JOB. Pull out exactly the lines from the line containing "Rebuild this chart" to the line containing "plt.rcParams['font.family'] = ['Liberation", both lines included, with pictures removed from the copy.

PROVIDED ENTRIES.
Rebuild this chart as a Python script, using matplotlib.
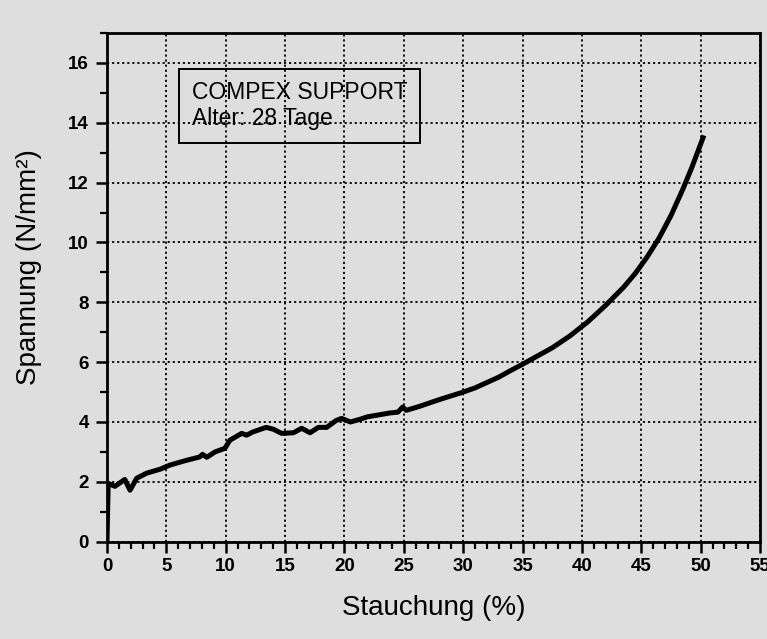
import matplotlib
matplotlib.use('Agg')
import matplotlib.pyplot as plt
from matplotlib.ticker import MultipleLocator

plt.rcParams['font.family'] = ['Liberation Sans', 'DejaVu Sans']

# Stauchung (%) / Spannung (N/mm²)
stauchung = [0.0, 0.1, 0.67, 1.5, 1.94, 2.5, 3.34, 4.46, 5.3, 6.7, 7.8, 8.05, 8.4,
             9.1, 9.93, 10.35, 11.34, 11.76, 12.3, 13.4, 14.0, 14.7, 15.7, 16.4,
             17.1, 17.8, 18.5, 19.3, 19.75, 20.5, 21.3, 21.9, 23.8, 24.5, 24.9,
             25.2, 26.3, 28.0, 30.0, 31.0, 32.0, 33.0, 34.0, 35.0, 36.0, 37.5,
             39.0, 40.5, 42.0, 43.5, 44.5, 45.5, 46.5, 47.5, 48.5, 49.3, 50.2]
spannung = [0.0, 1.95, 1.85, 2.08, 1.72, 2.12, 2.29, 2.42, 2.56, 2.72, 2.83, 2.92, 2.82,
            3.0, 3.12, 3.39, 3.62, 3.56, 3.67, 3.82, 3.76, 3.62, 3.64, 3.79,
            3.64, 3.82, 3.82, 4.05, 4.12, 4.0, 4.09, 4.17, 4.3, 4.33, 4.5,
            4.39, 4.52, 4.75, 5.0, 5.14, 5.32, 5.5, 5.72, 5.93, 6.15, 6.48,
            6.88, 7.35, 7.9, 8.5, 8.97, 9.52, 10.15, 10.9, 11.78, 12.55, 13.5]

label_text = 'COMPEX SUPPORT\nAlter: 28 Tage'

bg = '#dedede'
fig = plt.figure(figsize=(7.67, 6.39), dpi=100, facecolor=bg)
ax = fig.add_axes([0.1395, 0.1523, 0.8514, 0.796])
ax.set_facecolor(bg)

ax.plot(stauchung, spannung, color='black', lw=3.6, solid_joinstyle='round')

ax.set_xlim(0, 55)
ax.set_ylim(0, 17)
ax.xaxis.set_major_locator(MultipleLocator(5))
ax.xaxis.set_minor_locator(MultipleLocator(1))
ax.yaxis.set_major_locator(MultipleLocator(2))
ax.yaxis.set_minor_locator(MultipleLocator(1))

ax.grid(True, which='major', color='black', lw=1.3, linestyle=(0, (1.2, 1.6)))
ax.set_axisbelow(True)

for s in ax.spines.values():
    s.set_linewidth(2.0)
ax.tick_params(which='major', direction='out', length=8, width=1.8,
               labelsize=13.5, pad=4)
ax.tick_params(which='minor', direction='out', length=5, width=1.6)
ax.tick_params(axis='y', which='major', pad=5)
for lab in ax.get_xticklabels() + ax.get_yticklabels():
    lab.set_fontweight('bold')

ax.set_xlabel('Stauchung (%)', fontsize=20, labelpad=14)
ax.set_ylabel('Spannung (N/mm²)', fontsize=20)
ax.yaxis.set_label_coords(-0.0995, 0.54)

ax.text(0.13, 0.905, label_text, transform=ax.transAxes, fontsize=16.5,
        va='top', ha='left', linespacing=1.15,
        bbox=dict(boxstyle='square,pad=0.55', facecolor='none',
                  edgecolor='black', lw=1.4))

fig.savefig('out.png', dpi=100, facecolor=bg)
---
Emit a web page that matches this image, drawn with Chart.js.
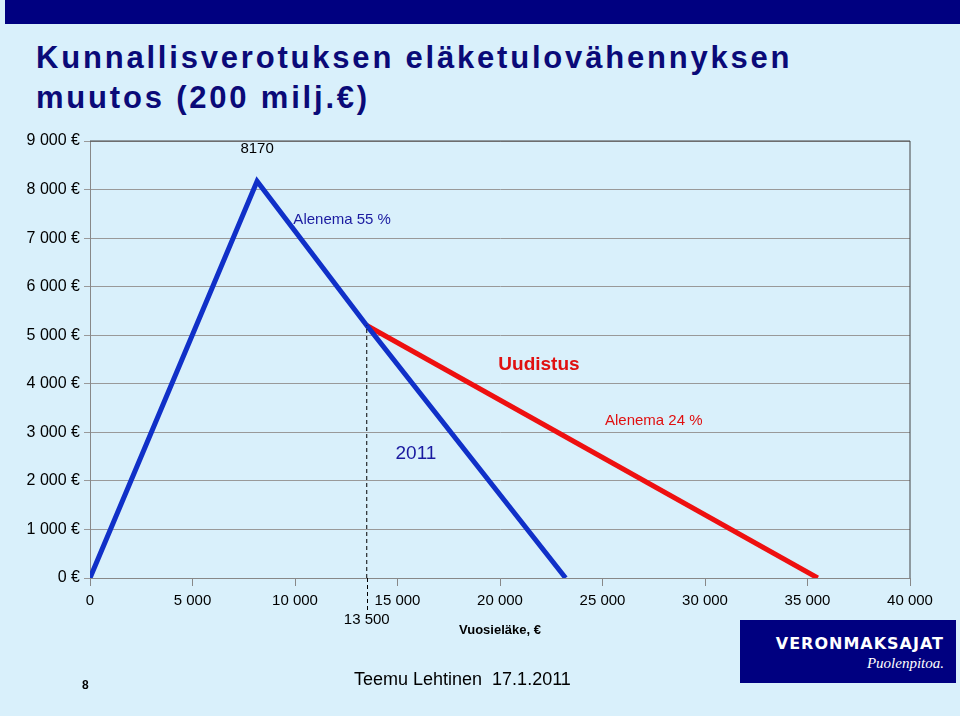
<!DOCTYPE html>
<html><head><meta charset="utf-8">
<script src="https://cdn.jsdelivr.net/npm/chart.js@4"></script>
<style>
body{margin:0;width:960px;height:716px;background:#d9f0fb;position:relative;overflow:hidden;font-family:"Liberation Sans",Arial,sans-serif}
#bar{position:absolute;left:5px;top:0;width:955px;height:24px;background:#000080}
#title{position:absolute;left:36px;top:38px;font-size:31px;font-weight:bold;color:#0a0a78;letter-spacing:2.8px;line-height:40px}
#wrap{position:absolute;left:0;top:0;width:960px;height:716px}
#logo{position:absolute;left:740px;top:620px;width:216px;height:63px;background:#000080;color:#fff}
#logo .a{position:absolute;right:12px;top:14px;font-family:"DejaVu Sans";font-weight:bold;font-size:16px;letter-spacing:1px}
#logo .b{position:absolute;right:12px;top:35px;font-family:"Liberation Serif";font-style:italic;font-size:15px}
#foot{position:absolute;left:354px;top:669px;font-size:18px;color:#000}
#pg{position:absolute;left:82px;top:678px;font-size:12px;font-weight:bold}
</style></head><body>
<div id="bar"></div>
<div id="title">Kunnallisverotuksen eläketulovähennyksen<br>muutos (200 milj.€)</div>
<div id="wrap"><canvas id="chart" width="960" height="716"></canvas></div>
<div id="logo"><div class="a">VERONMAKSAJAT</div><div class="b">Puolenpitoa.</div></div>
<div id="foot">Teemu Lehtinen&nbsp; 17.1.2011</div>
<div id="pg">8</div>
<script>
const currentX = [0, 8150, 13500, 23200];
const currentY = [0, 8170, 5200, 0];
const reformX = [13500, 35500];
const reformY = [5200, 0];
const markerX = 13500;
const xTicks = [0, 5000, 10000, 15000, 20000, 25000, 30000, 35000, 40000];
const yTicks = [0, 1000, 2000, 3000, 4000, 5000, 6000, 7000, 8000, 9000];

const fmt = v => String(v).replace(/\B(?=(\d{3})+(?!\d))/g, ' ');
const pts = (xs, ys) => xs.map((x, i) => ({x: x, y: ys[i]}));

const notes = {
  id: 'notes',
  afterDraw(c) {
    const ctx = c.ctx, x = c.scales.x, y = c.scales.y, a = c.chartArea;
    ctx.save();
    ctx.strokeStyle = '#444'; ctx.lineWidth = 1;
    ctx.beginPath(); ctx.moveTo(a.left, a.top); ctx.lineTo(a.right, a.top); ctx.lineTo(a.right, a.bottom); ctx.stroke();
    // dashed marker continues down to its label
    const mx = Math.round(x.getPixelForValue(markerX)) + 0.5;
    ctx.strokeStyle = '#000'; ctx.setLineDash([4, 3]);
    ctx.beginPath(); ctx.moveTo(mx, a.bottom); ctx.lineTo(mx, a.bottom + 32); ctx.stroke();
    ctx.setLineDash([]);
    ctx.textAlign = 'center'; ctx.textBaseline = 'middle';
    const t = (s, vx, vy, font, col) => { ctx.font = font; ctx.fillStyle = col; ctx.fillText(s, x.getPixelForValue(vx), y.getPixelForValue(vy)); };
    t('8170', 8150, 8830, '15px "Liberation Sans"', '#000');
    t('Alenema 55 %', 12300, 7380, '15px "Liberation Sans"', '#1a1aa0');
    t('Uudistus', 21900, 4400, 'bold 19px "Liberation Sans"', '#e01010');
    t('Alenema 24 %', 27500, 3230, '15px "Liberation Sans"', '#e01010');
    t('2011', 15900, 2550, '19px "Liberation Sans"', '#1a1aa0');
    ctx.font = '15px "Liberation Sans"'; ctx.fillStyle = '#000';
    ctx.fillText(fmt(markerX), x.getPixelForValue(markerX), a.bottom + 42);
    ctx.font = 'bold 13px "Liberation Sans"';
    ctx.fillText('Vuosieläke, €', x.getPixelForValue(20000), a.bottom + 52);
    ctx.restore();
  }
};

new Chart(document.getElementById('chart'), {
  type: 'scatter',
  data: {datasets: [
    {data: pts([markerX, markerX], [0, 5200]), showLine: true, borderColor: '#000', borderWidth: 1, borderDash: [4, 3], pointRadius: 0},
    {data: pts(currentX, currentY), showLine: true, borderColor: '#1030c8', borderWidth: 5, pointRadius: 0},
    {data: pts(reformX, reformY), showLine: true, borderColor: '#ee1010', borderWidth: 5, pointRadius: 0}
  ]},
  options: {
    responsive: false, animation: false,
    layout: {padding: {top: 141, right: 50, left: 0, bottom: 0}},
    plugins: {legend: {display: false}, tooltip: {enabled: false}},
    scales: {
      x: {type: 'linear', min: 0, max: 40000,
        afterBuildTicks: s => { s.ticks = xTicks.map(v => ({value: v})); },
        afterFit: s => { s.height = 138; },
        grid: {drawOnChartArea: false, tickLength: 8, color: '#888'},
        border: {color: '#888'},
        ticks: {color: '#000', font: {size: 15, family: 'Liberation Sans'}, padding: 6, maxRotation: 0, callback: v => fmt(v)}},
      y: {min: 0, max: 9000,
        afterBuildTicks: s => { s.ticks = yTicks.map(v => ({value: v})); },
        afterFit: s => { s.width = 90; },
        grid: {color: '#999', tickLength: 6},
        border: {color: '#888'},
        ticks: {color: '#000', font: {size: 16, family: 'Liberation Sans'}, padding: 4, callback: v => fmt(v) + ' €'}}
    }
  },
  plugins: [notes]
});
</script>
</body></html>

THE SOLUTION.
Rebuild this chart as a Python script, using matplotlib.
import matplotlib
matplotlib.use('Agg')
import matplotlib.pyplot as plt
from matplotlib.ticker import MultipleLocator

plt.rcParams['font.family'] = ['Liberation Sans', 'DejaVu Sans']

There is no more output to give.